In comparison, we can see other sub-plots of that same book resolved simultaneously. The sub-plots about Gilderoy Lockhart and Ron’s broken wand come to a climax at the same time as the more important sub-plots, as part of the main scene where Harry, Ron, and Lockhart try to enter the Chamber of Secrets. This kind of resolution gives more “bang” to the climactic scenes, and a feeling of connectedness to the separate sub-plots.

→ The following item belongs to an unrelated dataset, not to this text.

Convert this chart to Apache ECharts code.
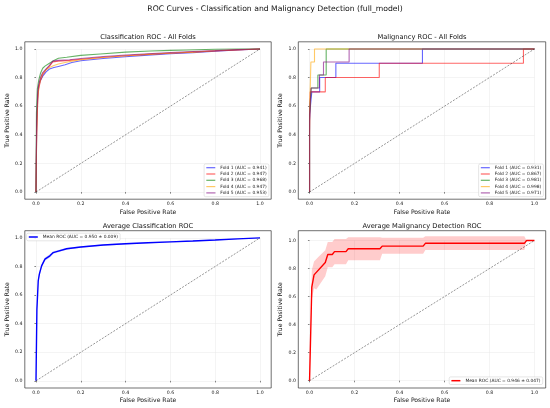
<!DOCTYPE html>
<html><head><meta charset="utf-8">
<script src="https://cdn.jsdelivr.net/npm/echarts@6/dist/echarts.min.js"></script>
<style>html,body{margin:0;padding:0;background:#fff}#c{width:550px;height:408px}</style>
</head><body><div id="c"></div>
<script>
// ---------- DATA ----------
const tickValues = [0, 0.2, 0.4, 0.6, 0.8, 1.0];
const suptitle = 'ROC Curves - Classification and Malignancy Detection (full_model)';
const panelTitles = ['Classification ROC - All Folds', 'Malignancy ROC - All Folds', 'Average Classification ROC', 'Average Malignancy Detection ROC'];
const xAxisName = 'False Positive Rate';
const yAxisName = 'True Positive Rate';

const clsNames = ['Fold 1 (AUC = 0.941)', 'Fold 2 (AUC = 0.947)', 'Fold 3 (AUC = 0.968)', 'Fold 4 (AUC = 0.947)', 'Fold 5 (AUC = 0.953)'];
const malNames = ['Fold 1 (AUC = 0.931)', 'Fold 2 (AUC = 0.867)', 'Fold 3 (AUC = 0.981)', 'Fold 4 (AUC = 0.998)', 'Fold 5 (AUC = 0.971)'];
const meanClsName = 'Mean ROC (AUC = 0.950 ± 0.009)';
const meanMalName = 'Mean ROC (AUC = 0.946 ± 0.047)';

const clsFold1 = [[0,0],[0.003,0.45],[0.008,0.68],[0.012,0.74],[0.02,0.78],[0.03,0.81],[0.045,0.84],[0.06,0.86],[0.08,0.87],[0.1,0.878],[0.13,0.89],[0.16,0.905],[0.2,0.918],[0.3,0.933],[0.4,0.946],[0.5,0.957],[0.6,0.967],[0.7,0.974],[0.8,0.984],[0.9,0.993],[1,1]];
const clsFold2 = [[0,0],[0.003,0.4],[0.008,0.65],[0.012,0.72],[0.02,0.78],[0.03,0.82],[0.045,0.855],[0.06,0.88],[0.075,0.91],[0.1,0.915],[0.15,0.92],[0.2,0.928],[0.3,0.942],[0.4,0.952],[0.5,0.962],[0.6,0.97],[0.7,0.978],[0.8,0.986],[0.9,0.993],[1,1]];
const clsFold3 = [[0,0],[0.002,0.55],[0.006,0.72],[0.012,0.78],[0.02,0.83],[0.03,0.865],[0.04,0.88],[0.06,0.9],[0.08,0.92],[0.1,0.935],[0.137,0.942],[0.2,0.955],[0.286,0.965],[0.4,0.978],[0.51,0.986],[0.6,0.99],[0.673,0.993],[0.8,0.998],[0.9,1],[1,1]];
const clsFold4 = [[0,0],[0.003,0.42],[0.008,0.66],[0.012,0.73],[0.02,0.79],[0.03,0.83],[0.045,0.855],[0.06,0.87],[0.08,0.885],[0.1,0.895],[0.13,0.905],[0.16,0.915],[0.2,0.925],[0.3,0.94],[0.4,0.952],[0.5,0.962],[0.6,0.972],[0.7,0.978],[0.8,0.987],[0.9,0.994],[1,1]];
const clsFold5 = [[0,0],[0.003,0.5],[0.008,0.7],[0.012,0.75],[0.02,0.8],[0.03,0.835],[0.045,0.86],[0.06,0.885],[0.075,0.915],[0.1,0.92],[0.15,0.925],[0.2,0.933],[0.3,0.947],[0.4,0.958],[0.5,0.967],[0.6,0.975],[0.7,0.982],[0.8,0.988],[0.9,0.995],[1,1]];

const malFold1 = [[0,0],[0,0.5],[0.004,0.5],[0.004,0.6],[0.01,0.6],[0.01,0.7],[0.045,0.7],[0.045,0.8],[0.117,0.8],[0.117,0.9],[0.502,0.9],[0.502,1],[1,1]];
const malFold2 = [[0,0],[0,0.4],[0.003,0.4],[0.003,0.7],[0.07,0.7],[0.07,0.8],[0.31,0.8],[0.31,0.9],[0.951,0.9],[0.951,1],[1,1]];
const malFold3 = [[0,0],[0,0.545],[0.007,0.545],[0.007,0.727],[0.037,0.727],[0.037,0.818],[0.074,0.818],[0.074,1],[1,1]];
const malFold4 = [[0,0],[0,0.545],[0.006,0.545],[0.006,0.909],[0.022,0.909],[0.022,1],[1,1]];
const malFold5 = [[0,0],[0,0.545],[0.007,0.545],[0.007,0.727],[0.044,0.727],[0.044,0.818],[0.062,0.818],[0.062,0.909],[0.176,0.909],[0.176,1],[1,1]];

const meanCls      = [[0,0],[0.004,0.5],[0.01,0.7],[0.015,0.746],[0.025,0.804],[0.04,0.851],[0.062,0.874],[0.077,0.897],[0.092,0.904],[0.137,0.924],[0.2,0.936],[0.3,0.95],[0.4,0.959],[0.5,0.966],[0.6,0.972],[0.7,0.978],[0.8,0.985],[0.9,0.993],[1,1]];
const meanClsUpper = [[0,0],[0.004,0.52],[0.01,0.72],[0.015,0.762],[0.025,0.818],[0.04,0.862],[0.062,0.885],[0.077,0.906],[0.092,0.912],[0.137,0.931],[0.2,0.942],[0.3,0.955],[0.4,0.964],[0.5,0.97],[0.6,0.976],[0.7,0.981],[0.8,0.988],[0.9,0.995],[1,1]];
const meanClsLower = [[0,0],[0.004,0.48],[0.01,0.68],[0.015,0.73],[0.025,0.79],[0.04,0.84],[0.062,0.863],[0.077,0.888],[0.092,0.896],[0.137,0.917],[0.2,0.93],[0.3,0.945],[0.4,0.954],[0.5,0.962],[0.6,0.968],[0.7,0.975],[0.8,0.982],[0.9,0.991],[1,1]];

const meanMal      = [[0,0],[0.01,0.667],[0.02,0.755],[0.07,0.843],[0.081,0.9],[0.101,0.9],[0.111,0.921],[0.162,0.921],[0.172,0.941],[0.313,0.941],[0.323,0.96],[0.505,0.96],[0.515,0.98],[0.955,0.98],[0.965,1],[1,1]];
const meanMalUpper = [[0,0],[0.01,0.79],[0.02,0.85],[0.04,0.885],[0.07,0.93],[0.081,0.99],[0.101,0.99],[0.111,1.01],[0.162,1.01],[0.172,1.023],[0.313,1.023],[0.323,1.02],[0.505,1.02],[0.515,1.03],[0.955,1.03],[0.965,1],[1,1]];
const meanMalLower = [[0,0],[0.01,0.58],[0.02,0.66],[0.03,0.65],[0.07,0.745],[0.081,0.81],[0.101,0.81],[0.111,0.83],[0.162,0.83],[0.172,0.86],[0.313,0.86],[0.323,0.905],[0.505,0.905],[0.515,0.932],[0.955,0.932],[0.965,1],[1,1]];

const diagonal = [[0,0],[1,1]];

// ---------- LAYOUT / STYLE ----------
const FONT = 'DejaVu Sans';
const foldColors = ['rgba(0,0,255,0.6)', 'rgba(255,0,0,0.6)', 'rgba(0,128,0,0.6)', 'rgba(255,165,0,0.6)', 'rgba(128,0,128,0.6)'];
const panels = [
  {fx:24.8,  fy:41.8,  fw:246.4, fh:157.4, xmin:-0.05, xmax:1.05, ymin:-0.05,  ymax:1.05},
  {fx:298.3, fy:41.8,  fw:247.4, fh:157.4, xmin:-0.05, xmax:1.05, ymin:-0.05,  ymax:1.05},
  {fx:24.8,  fy:230.7, fw:246.4, fh:157.3, xmin:-0.05, xmax:1.05, ymin:-0.05,  ymax:1.05},
  {fx:298.3, fy:230.7, fw:247.4, fh:157.3, xmin:-0.05, xmax:1.05, ymin:-0.052, ymax:1.07}
];

const grids = [], xAxes = [], yAxes = [], graphics = [];
panels.forEach((p, i) => {
  const sx = p.fw / (p.xmax - p.xmin), sy = p.fh / (p.ymax - p.ymin);
  grids.push({left: p.fx - p.xmin * sx, top: p.fy + (p.ymax - 1) * sy, width: sx, height: sy});
  const tickStyle = {show: true, length: 1.6, lineStyle: {color: '#333', width: 0.6}};
  const split = {show: true, lineStyle: {color: '#e8e8e8', width: 0.5}};
  xAxes.push({gridIndex: i, type: 'value', min: tickValues[0], max: tickValues[tickValues.length-1], interval: 0.2,
    offset: -p.ymin * sy, axisLine: {show: false}, axisTick: tickStyle, splitLine: split,
    axisLabel: {fontSize: 4.7, color: '#222', fontFamily: FONT, margin: 2.3, formatter: v => v.toFixed(1)}});
  yAxes.push({gridIndex: i, type: 'value', min: tickValues[0], max: tickValues[tickValues.length-1], interval: 0.2,
    offset: -p.xmin * sx, axisLine: {show: false}, axisTick: tickStyle, splitLine: split,
    axisLabel: {fontSize: 4.7, color: '#222', fontFamily: FONT, margin: 2.3, formatter: v => v.toFixed(1)}});
  graphics.push({type: 'rect', silent: true, z: 50, shape: {x: p.fx, y: p.fy, width: p.fw, height: p.fh},
    style: {fill: null, stroke: '#333', lineWidth: 0.7}});
  graphics.push({type: 'text', silent: true, x: p.fx + p.fw / 2, y: p.fy - 4.8,
    style: {text: panelTitles[i], fontSize: 6.7, fontFamily: FONT, fill: '#111', align: 'center', verticalAlign: 'middle'}});
  graphics.push({type: 'text', silent: true, x: p.fx + p.fw / 2, y: p.fy + p.fh + 12.8,
    style: {text: xAxisName, fontSize: 6.1, fontFamily: FONT, fill: '#111', align: 'center', verticalAlign: 'middle'}});
  graphics.push({type: 'text', silent: true, x: p.fx - 17.5, y: p.fy + p.fh / 2, rotation: Math.PI / 2,
    style: {text: yAxisName, fontSize: 6.1, fontFamily: FONT, fill: '#111', align: 'center', verticalAlign: 'middle'}});
});
graphics.push({type: 'text', silent: true, x: 275, y: 9,
  style: {text: suptitle, fontSize: 7.7, fontFamily: FONT, fill: '#111', align: 'center', verticalAlign: 'middle'}});

function line(g, name, data, color, width, z) {
  return {type: 'line', name, xAxisIndex: g, yAxisIndex: g, data, symbol: 'none', showSymbol: false, clip: false,
    animation: false, silent: true, z: z || 2, lineStyle: {color, width}, itemStyle: {color}};
}
function diag(g) {
  return {type: 'line', xAxisIndex: g, yAxisIndex: g, data: diagonal, symbol: 'none', clip: false, animation: false, silent: true, z: 3,
    lineStyle: {color: 'rgba(0,0,0,0.7)', width: 0.6, type: [2, 1.4]}};
}
function band(g, upper, lower, color) {
  return {type: 'custom', xAxisIndex: g, yAxisIndex: g, data: [[0, 0]], clip: false, silent: true, animation: false, z: 1,
    renderItem: (params, api) => {
      const pts = upper.map(pt => api.coord(pt)).concat(lower.slice().reverse().map(pt => api.coord(pt)));
      return {type: 'polygon', shape: {points: pts}, style: {fill: color}};
    }};
}
function legend(names, pos, ih) {
  return Object.assign({data: names.map(n => ({name: n, icon: 'rect'})), orient: 'vertical', selectedMode: false,
    itemWidth: 9, itemHeight: ih, itemGap: 1.9, padding: [1.6, 2.2, 1.6, 2.2],
    backgroundColor: 'rgba(255,255,255,0.85)', borderColor: '#cccccc', borderWidth: 0.5, borderRadius: 1.5,
    textStyle: {fontSize: 4.4, lineHeight: 4.4, color: '#222', fontFamily: FONT}}, pos);
}

const clsFolds = [clsFold1, clsFold2, clsFold3, clsFold4, clsFold5];
const malFolds = [malFold1, malFold2, malFold3, malFold4, malFold5];
const series = [];
clsFolds.forEach((d, k) => series.push(line(0, clsNames[k], d, foldColors[k], 1.1)));
series.push(diag(0));
malFolds.forEach((d, k) => series.push(line(1, malNames[k], d, foldColors[k], 1.1)));
series.push(diag(1));
series.push(band(2, meanClsUpper, meanClsLower, 'rgba(0,0,255,0.2)'));
series.push(line(2, meanClsName, meanCls, '#0000ff', 1.4));
series.push(diag(2));
series.push(band(3, meanMalUpper, meanMalLower, 'rgba(255,0,0,0.2)'));
series.push(line(3, meanMalName, meanMal, '#ff0000', 1.4));
series.push(diag(3));

const P = panels;
const legends = [
  legend(clsNames, {right: 550 - (P[0].fx + P[0].fw - 2.3), bottom: 408 - (P[0].fy + P[0].fh - 2.5)}, 1.2),
  legend(malNames, {right: 550 - (P[1].fx + P[1].fw - 2.3), bottom: 408 - (P[1].fy + P[1].fh - 2.5)}, 1.2),
  legend([meanClsName], {left: P[2].fx + 1.8, top: P[2].fy + 2.5}, 1.5),
  legend([meanMalName], {right: 550 - (P[3].fx + P[3].fw - 3), bottom: 408 - (P[3].fy + P[3].fh - 3.5)}, 1.5)
];

const chart = echarts.init(document.getElementById('c'), null, {renderer: 'canvas'});
chart.setOption({
  backgroundColor: '#ffffff',
  animation: false,
  grid: grids, xAxis: xAxes, yAxis: yAxes,
  legend: legends,
  graphic: graphics,
  series
});
</script>
</body></html>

Even better, however, is when the seemingly separate sub-plots turn out to be interrelated. We can see this in Chamber of Secrets when the sub-plot about Moaning Myrtle, the sub-plot about the diary Harry and Ron found, the sub-plot about Ginny’s unusual behavior, the monster in the Chamber of Secrets, the sub-plot about Ron’s fear of spiders, the mystery of why Hagrid was expelled, and the sub-plot about Lucius Malfoy’s conflict with Arthur Weasley all turn out to be intricately connected, part of one overall story that we finally understand as the main plot of the book. This is deeply satisfying for the reader, and it is a result that we have come to expect from reading the Harry Potter books.
However, there is one more level of artistry that Rowling sometimes achieves that we find even more satisfying: when the interrelatedness of the sub-plots also gives us a startling perspective change or reversal. That kind of experience, the gasp-out-loud or dropped-jaw moment that most readers get from the revelation that Scabbers is Peter Pettigrew and Sirius Black is innocent after all, is a highlight of the reading experience for Harry Potter fans. In Chamber of Secrets, many readers experience that sudden perspective reversal and click-into-place effect when Tom Riddle draws letters in the air saying “I am Lord Voldemort.” To a lesser extent, the discovery that Moaning Myrtle is “the girl who died” is the same type of revelation.
That fourth type of resolution is what most of us want from Harry Potter and the Deathly Hallows. The question is—will we get it? There is every reason to think that we will.